WHAT YOU ARE ASKED TO DO — Please output every line of the material as it stands, without the pictures.

### DATA EXCERPTS

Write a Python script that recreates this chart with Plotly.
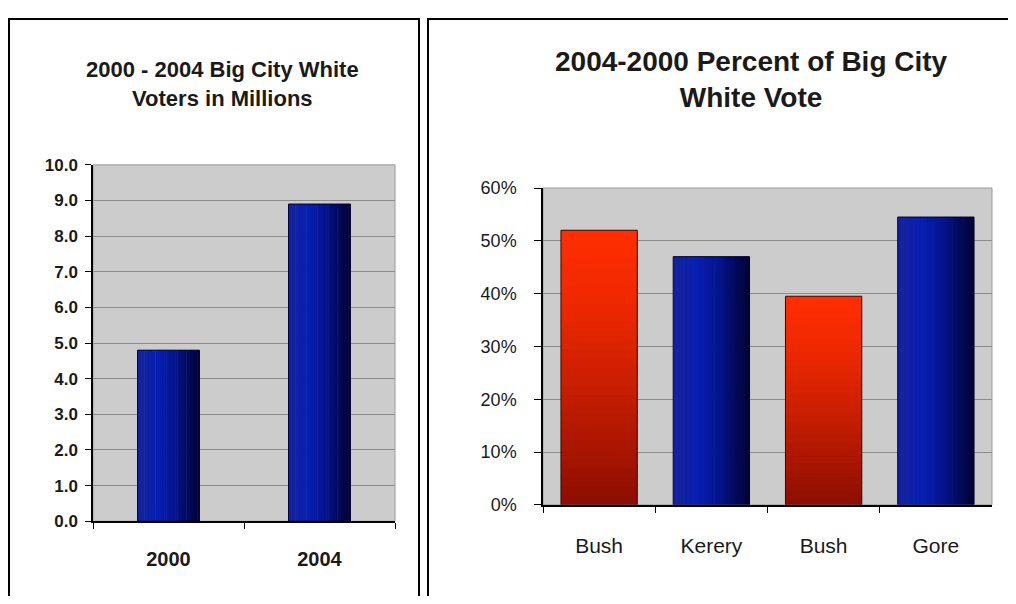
import plotly.graph_objects as go

# ---------------- data ----------------
years = ["2000", "2004"]
voters_millions = [4.8, 8.9]

candidates = ["Bush", "Kerery", "Bush ", "Gore"]
candidate_labels = ["Bush", "Kerery", "Bush", "Gore"]
vote_pct = [52.0, 47.0, 39.5, 54.5]
party = ["R", "D", "R", "D"]

left_title = "2000 - 2004 Big City White<br>Voters in Millions"
right_title = "2004-2000 Percent of Big City<br>White Vote"

# ---------------- style ----------------
# The page body keeps its default 8px margin, so the figure is drawn 16px
# smaller and all screen positions are shifted by 8px.
OFF = 8
W, H = 1016 - 2 * OFF, 604 - 2 * OFF
FONT = "Liberation Sans, Arial, Helvetica, sans-serif"
BG_PLOT = "#CCCCCC"
GRID = "#8C8C8C"
TEXT = "#1a1a1a"

BLUE_STOPS = [(0.0, (20, 36, 152)), (0.3, (8, 30, 178)), (0.6, (4, 20, 140)), (1.0, (0, 0, 50))]
RED_STOPS = [(0.0, (140, 14, 0)), (0.4, (196, 29, 0)), (0.75, (240, 40, 0)), (1.0, (255, 46, 0))]


def interp(stops, t):
    for (t0, c0), (t1, c1) in zip(stops[:-1], stops[1:]):
        if t <= t1:
            f = (t - t0) / (t1 - t0) if t1 > t0 else 0
            c = [round(a + (b - a) * f) for a, b in zip(c0, c1)]
            return "rgb(%d,%d,%d)" % tuple(c)
    return "rgb(%d,%d,%d)" % stops[-1][1]


def px(x):
    return (x - OFF) / W


def py(y):
    return 1 - (y - OFF) / H


fig = go.Figure()

NS = 28  # strips for horizontal gradient
NV = 30  # segments for vertical gradient


def add_h_gradient(xs, ys, bw, xa, ya):
    step = bw / NS
    for k in range(NS):
        t = (k + 0.5) / NS
        wid = step * (1.25 if k < NS - 1 else 1.0)
        fig.add_trace(go.Bar(
            x=xs, y=ys, width=wid, offset=-bw / 2 + k * step,
            marker=dict(color=interp(BLUE_STOPS, t), line=dict(width=0)),
            showlegend=False, hoverinfo="skip", xaxis=xa, yaxis=ya))


def add_v_gradient(xs, ys, bw, xa, ya):
    for k in range(NV):
        t = (k + 0.5) / NV
        bases = [None if v is None else v * k / NV for v in ys]
        hts = [None if v is None else v / NV * (1.3 if k < NV - 1 else 1.0) for v in ys]
        fig.add_trace(go.Bar(
            x=xs, y=hts, base=bases, width=bw, offset=-bw / 2,
            marker=dict(color=interp(RED_STOPS, t), line=dict(width=0)),
            showlegend=False, hoverinfo="skip", xaxis=xa, yaxis=ya))


def add_outline(xs, ys, bw, color, xa, ya):
    fig.add_trace(go.Bar(
        x=xs, y=ys, width=bw, offset=-bw / 2,
        marker=dict(color="rgba(0,0,0,0)", line=dict(width=1, color=color)),
        showlegend=False, hoverinfo="skip", xaxis=xa, yaxis=ya))


# ---- left chart ----
BW_L = 0.41
add_h_gradient(years, voters_millions, BW_L, "x", "y")
add_outline(years, voters_millions, BW_L, "#000030", "x", "y")

# ---- right chart ----
BW_R = 0.68
blue_vals = [v if p == "D" else None for v, p in zip(vote_pct, party)]
red_vals = [v if p == "R" else None for v, p in zip(vote_pct, party)]
add_h_gradient(candidates, blue_vals, BW_R, "x2", "y2")
add_v_gradient(candidates, red_vals, BW_R, "x2", "y2")
add_outline(candidates, blue_vals, BW_R, "#000030", "x2", "y2")
add_outline(candidates, red_vals, BW_R, "#3a0800", "x2", "y2")

axis_common = dict(showline=True, linecolor="black", linewidth=1.5, ticks="outside",
                   tickcolor="black", tickwidth=1.2, zeroline=False)

fig.update_layout(
    width=W, height=H,
    margin=dict(l=0, r=0, t=0, b=0),
    paper_bgcolor="white",
    plot_bgcolor=BG_PLOT,
    barmode="overlay",
    showlegend=False,
    xaxis=dict(domain=[px(93), px(395)], anchor="y", type="category",
               tickson="boundaries", ticklen=6, showgrid=False,
               tickfont=dict(family=FONT, size=20, weight="bold", color=TEXT),
               ticklabelstandoff=19, **axis_common),
    yaxis=dict(domain=[py(529), py(160)], anchor="x", range=[0, 10], dtick=1,
               tickformat=".1f", ticklen=6, showgrid=True, gridcolor=GRID, gridwidth=1,
               tickfont=dict(family=FONT, size=17, weight="bold", color=TEXT),
               ticklabelstandoff=4, **axis_common),
    xaxis2=dict(domain=[px(543), px(992)], anchor="y2", type="category",
                tickson="boundaries", ticklen=6, showgrid=False,
                tickvals=candidates, ticktext=candidate_labels,
                tickfont=dict(family=FONT, size=21, color=TEXT),
                ticklabelstandoff=21, **axis_common),
    yaxis2=dict(domain=[py(512), py(184)], anchor="x2", range=[0, 60], dtick=10,
                ticksuffix="%", ticklen=7, showgrid=True, gridcolor=GRID, gridwidth=1,
                tickfont=dict(family=FONT, size=18, color=TEXT),
                ticklabelstandoff=14, **axis_common),
)

shapes = [
    # panel borders
    dict(type="rect", xref="paper", yref="paper", x0=px(9), x1=px(419), y0=py(640), y1=py(9),
         line=dict(color="black", width=2), fillcolor="rgba(0,0,0,0)", layer="above"),
    dict(type="rect", xref="paper", yref="paper", x0=px(428), x1=px(1040), y0=py(640), y1=py(9),
         line=dict(color="black", width=2), fillcolor="rgba(0,0,0,0)", layer="above"),
    # plot-area frames
    dict(type="rect", xref="x domain", yref="y domain", x0=0, x1=1, y0=0, y1=1,
         line=dict(color="#9a9a9a", width=1), layer="below"),
    dict(type="rect", xref="x2 domain", yref="y2 domain", x0=0, x1=1, y0=0, y1=1,
         line=dict(color="#9a9a9a", width=1), layer="below"),
]
fig.update_layout(shapes=shapes)

fig.add_annotation(x=px(222), y=py(76), xref="paper", yref="paper", text=left_title,
                   showarrow=False, xanchor="center", yanchor="middle",
                   font=dict(family=FONT, size=22, weight="bold", color=TEXT))
fig.add_annotation(x=px(751), y=py(72), xref="paper", yref="paper", text=right_title,
                   showarrow=False, xanchor="center", yanchor="middle",
                   font=dict(family=FONT, size=28, weight="bold", color=TEXT))

fig.write_html("out.html")
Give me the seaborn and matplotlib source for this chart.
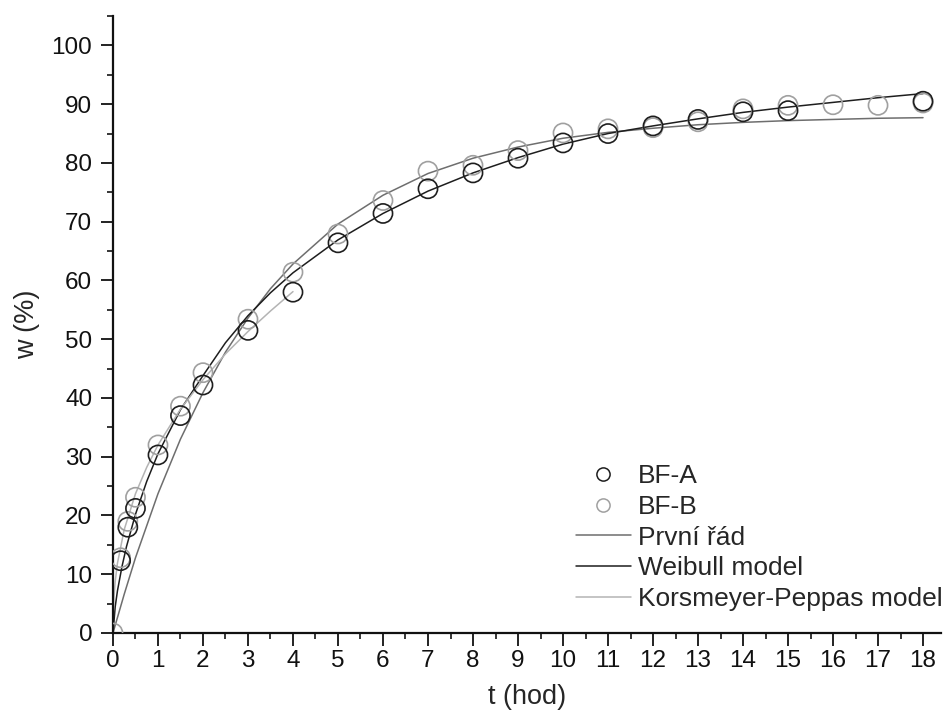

######

FULL SOLUTION —
Write a Python script that recreates this chart with Plotly.
import plotly.graph_objects as go

# ---------------- data ----------------
years = ["2000", "2004"]
voters_millions = [4.8, 8.9]

candidates = ["Bush", "Kerery", "Bush ", "Gore"]
candidate_labels = ["Bush", "Kerery", "Bush", "Gore"]
vote_pct = [52.0, 47.0, 39.5, 54.5]
party = ["R", "D", "R", "D"]

left_title = "2000 - 2004 Big City White<br>Voters in Millions"
right_title = "2004-2000 Percent of Big City<br>White Vote"

# ---------------- style ----------------
# The page body keeps its default 8px margin, so the figure is drawn 16px
# smaller and all screen positions are shifted by 8px.
OFF = 8
W, H = 1016 - 2 * OFF, 604 - 2 * OFF
FONT = "Liberation Sans, Arial, Helvetica, sans-serif"
BG_PLOT = "#CCCCCC"
GRID = "#8C8C8C"
TEXT = "#1a1a1a"

BLUE_STOPS = [(0.0, (20, 36, 152)), (0.3, (8, 30, 178)), (0.6, (4, 20, 140)), (1.0, (0, 0, 50))]
RED_STOPS = [(0.0, (140, 14, 0)), (0.4, (196, 29, 0)), (0.75, (240, 40, 0)), (1.0, (255, 46, 0))]


def interp(stops, t):
    for (t0, c0), (t1, c1) in zip(stops[:-1], stops[1:]):
        if t <= t1:
            f = (t - t0) / (t1 - t0) if t1 > t0 else 0
            c = [round(a + (b - a) * f) for a, b in zip(c0, c1)]
            return "rgb(%d,%d,%d)" % tuple(c)
    return "rgb(%d,%d,%d)" % stops[-1][1]


def px(x):
    return (x - OFF) / W


def py(y):
    return 1 - (y - OFF) / H


fig = go.Figure()

NS = 28  # strips for horizontal gradient
NV = 30  # segments for vertical gradient


def add_h_gradient(xs, ys, bw, xa, ya):
    step = bw / NS
    for k in range(NS):
        t = (k + 0.5) / NS
        wid = step * (1.25 if k < NS - 1 else 1.0)
        fig.add_trace(go.Bar(
            x=xs, y=ys, width=wid, offset=-bw / 2 + k * step,
            marker=dict(color=interp(BLUE_STOPS, t), line=dict(width=0)),
            showlegend=False, hoverinfo="skip", xaxis=xa, yaxis=ya))


def add_v_gradient(xs, ys, bw, xa, ya):
    for k in range(NV):
        t = (k + 0.5) / NV
        bases = [None if v is None else v * k / NV for v in ys]
        hts = [None if v is None else v / NV * (1.3 if k < NV - 1 else 1.0) for v in ys]
        fig.add_trace(go.Bar(
            x=xs, y=hts, base=bases, width=bw, offset=-bw / 2,
            marker=dict(color=interp(RED_STOPS, t), line=dict(width=0)),
            showlegend=False, hoverinfo="skip", xaxis=xa, yaxis=ya))


def add_outline(xs, ys, bw, color, xa, ya):
    fig.add_trace(go.Bar(
        x=xs, y=ys, width=bw, offset=-bw / 2,
        marker=dict(color="rgba(0,0,0,0)", line=dict(width=1, color=color)),
        showlegend=False, hoverinfo="skip", xaxis=xa, yaxis=ya))


# ---- left chart ----
BW_L = 0.41
add_h_gradient(years, voters_millions, BW_L, "x", "y")
add_outline(years, voters_millions, BW_L, "#000030", "x", "y")

# ---- right chart ----
BW_R = 0.68
blue_vals = [v if p == "D" else None for v, p in zip(vote_pct, party)]
red_vals = [v if p == "R" else None for v, p in zip(vote_pct, party)]
add_h_gradient(candidates, blue_vals, BW_R, "x2", "y2")
add_v_gradient(candidates, red_vals, BW_R, "x2", "y2")
add_outline(candidates, blue_vals, BW_R, "#000030", "x2", "y2")
add_outline(candidates, red_vals, BW_R, "#3a0800", "x2", "y2")

axis_common = dict(showline=True, linecolor="black", linewidth=1.5, ticks="outside",
                   tickcolor="black", tickwidth=1.2, zeroline=False)

fig.update_layout(
    width=W, height=H,
    margin=dict(l=0, r=0, t=0, b=0),
    paper_bgcolor="white",
    plot_bgcolor=BG_PLOT,
    barmode="overlay",
    showlegend=False,
    xaxis=dict(domain=[px(93), px(395)], anchor="y", type="category",
               tickson="boundaries", ticklen=6, showgrid=False,
               tickfont=dict(family=FONT, size=20, weight="bold", color=TEXT),
               ticklabelstandoff=19, **axis_common),
    yaxis=dict(domain=[py(529), py(160)], anchor="x", range=[0, 10], dtick=1,
               tickformat=".1f", ticklen=6, showgrid=True, gridcolor=GRID, gridwidth=1,
               tickfont=dict(family=FONT, size=17, weight="bold", color=TEXT),
               ticklabelstandoff=4, **axis_common),
    xaxis2=dict(domain=[px(543), px(992)], anchor="y2", type="category",
                tickson="boundaries", ticklen=6, showgrid=False,
                tickvals=candidates, ticktext=candidate_labels,
                tickfont=dict(family=FONT, size=21, color=TEXT),
                ticklabelstandoff=21, **axis_common),
    yaxis2=dict(domain=[py(512), py(184)], anchor="x2", range=[0, 60], dtick=10,
                ticksuffix="%", ticklen=7, showgrid=True, gridcolor=GRID, gridwidth=1,
                tickfont=dict(family=FONT, size=18, color=TEXT),
                ticklabelstandoff=14, **axis_common),
)

shapes = [
    # panel borders
    dict(type="rect", xref="paper", yref="paper", x0=px(9), x1=px(419), y0=py(640), y1=py(9),
         line=dict(color="black", width=2), fillcolor="rgba(0,0,0,0)", layer="above"),
    dict(type="rect", xref="paper", yref="paper", x0=px(428), x1=px(1040), y0=py(640), y1=py(9),
         line=dict(color="black", width=2), fillcolor="rgba(0,0,0,0)", layer="above"),
    # plot-area frames
    dict(type="rect", xref="x domain", yref="y domain", x0=0, x1=1, y0=0, y1=1,
         line=dict(color="#9a9a9a", width=1), layer="below"),
    dict(type="rect", xref="x2 domain", yref="y2 domain", x0=0, x1=1, y0=0, y1=1,
         line=dict(color="#9a9a9a", width=1), layer="below"),
]
fig.update_layout(shapes=shapes)

fig.add_annotation(x=px(222), y=py(76), xref="paper", yref="paper", text=left_title,
                   showarrow=False, xanchor="center", yanchor="middle",
                   font=dict(family=FONT, size=22, weight="bold", color=TEXT))
fig.add_annotation(x=px(751), y=py(72), xref="paper", yref="paper", text=right_title,
                   showarrow=False, xanchor="center", yanchor="middle",
                   font=dict(family=FONT, size=28, weight="bold", color=TEXT))

fig.write_html("out.html")
Give me the seaborn and matplotlib source for this chart.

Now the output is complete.